Critics seems to have their ascots in a bundle over how much saxophone is being played by Donny McCaslin on his new release, Recommended Tools. I find that puzzling.
Nate Chinen of the NY Times (may require registration) has some good stuff, though:
Mr. McCaslin favors turbo-charged gusts and bustling grooves, often drawing on his fascination with Latin American music. He also exhibits a post-Coltrane obsession with harmonic substitutions, sometimes plunging into a blizzard of arpeggios. A tune like “The Champion,” dedicated to the Brazilian composer Hermeto Pascoal, combines a handful of his interests in one package; at one point the band drops out and Mr.
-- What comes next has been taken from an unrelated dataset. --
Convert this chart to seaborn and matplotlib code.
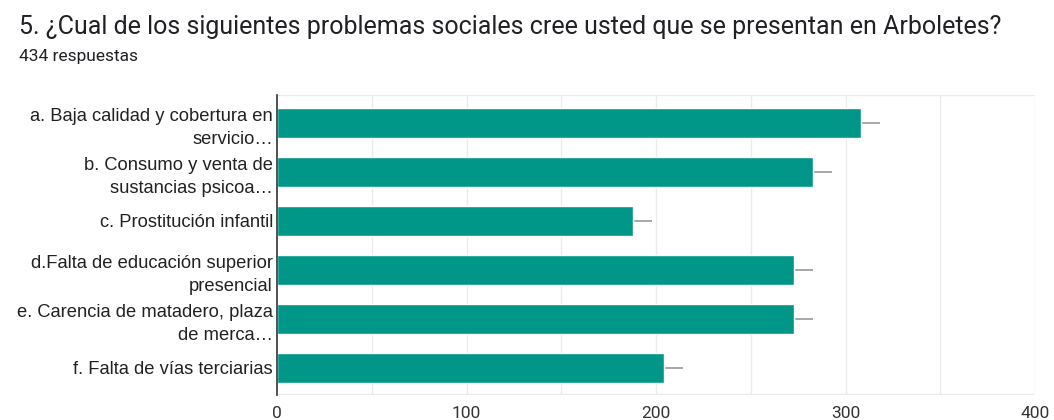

McCaslin continues on, crooning and honking his way through the form, compellingly, alone.
Elsewhere much of the strength of “Recommended Tools” comes from his knockabout rapport with the bassist Hans Glawischnig and the drummer Johnathan Blake. As a rhythm section, Mr. Glawischnig and Mr. Blake operate with poise as well as power, expertly handling every twist and turn in the compositions.
The album features one slow standard, Strayhorn and Ellington’s “Isfahan,” which Mr. McCaslin approaches with all due tenderness. But if he included the song to connect with the jazz tradition, the gesture was strictly unnecessary. Mr. McCaslin is already coming from that direction at a breakneck but steady pace.